Judge Loken therefore framed the issue for decision as follows: “[E]ven if the right is assumed to exist, in reviewing the denial of qualified immunity, Nelson raises an essential question: whether a right the Supreme Court has only assumed may exist, and this court has never held to be violated[3], can be a clearly established constitutional right.” Id. The Eighth Circuit held that “the uncertain status of the right to informational privacy means that Defendants are entitled to qualified immunity. If a right does not clearly exist, it cannot be clearly established.” Id. at 1055 (citing Reichle v. Howards, 566 U.S. 658, 664-70 (2012)).

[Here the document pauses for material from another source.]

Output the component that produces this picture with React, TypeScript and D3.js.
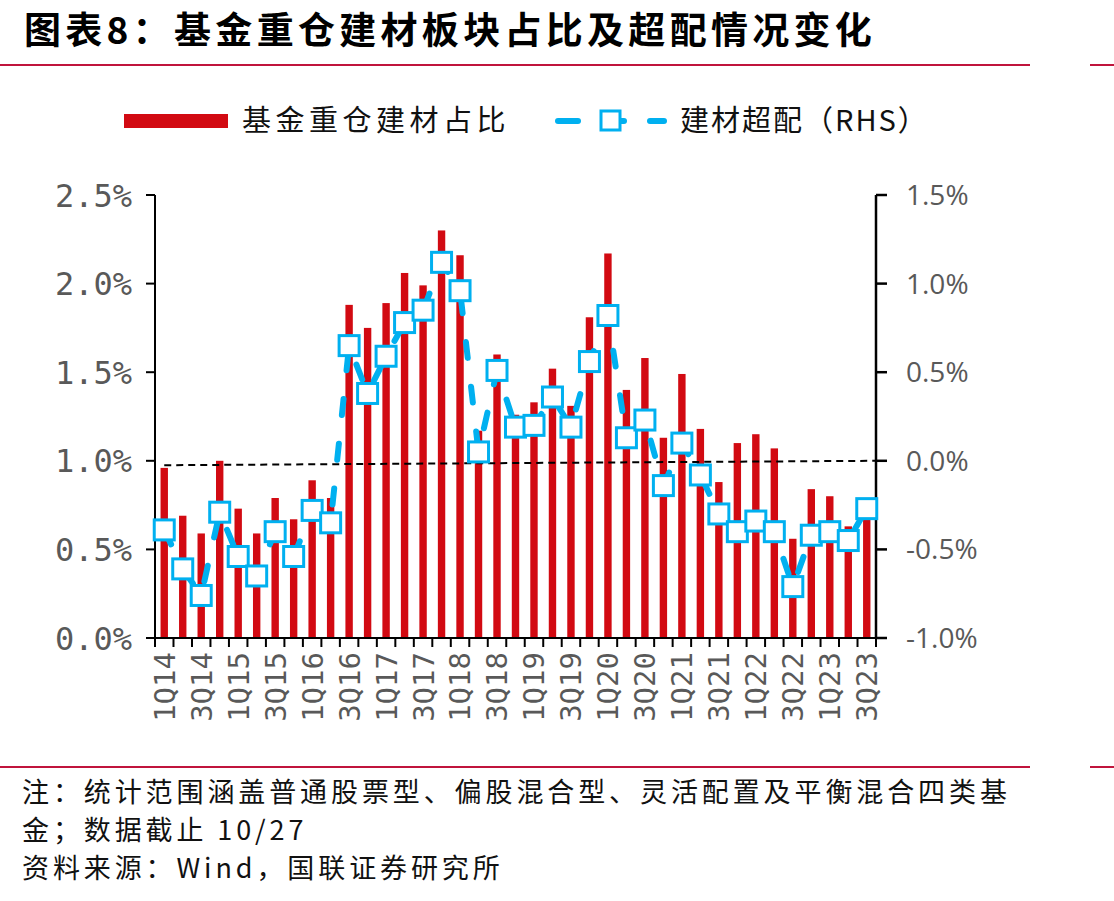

The two active judges on the panel below—Chief Judge Lavenski R. Smith and Judge L. Steven Grasz—concurred with the outcome and in part with the majority opinion. In a separate opinion, Judge Grasz (joined by Chief Judge Smith) reasoned that such a right had been established by Eighth Circuit decisions predating Nelson, and that the panel thus had a duty to have followed those decisions absent an en banc decision overruling them. Yet they agreed with the en banc majority that, after Nelson, “the foundation of those cases is gone,” and thus joined in the result. Dillard, 961 F.3d at 1058-59 (Grasz, J., concurring in part and concurring in the result). Their concurrence noted, however, the existence of a conflict on the qualified-immunity question with decisions from other circuits, perhaps foreshadowing a certiorari petition to the Supreme Court. Id. at 1058 n.6.

The sole dissenting member of the court, Judge Jane Kelly, concluded that “Nelson did not abrogate or overrule pre-existing circuit caselaw,” and did not think that “a reasonable government official could have concluded otherwise.” Id. at 1062 (Kelly, J., concurring in part and dissenting in part).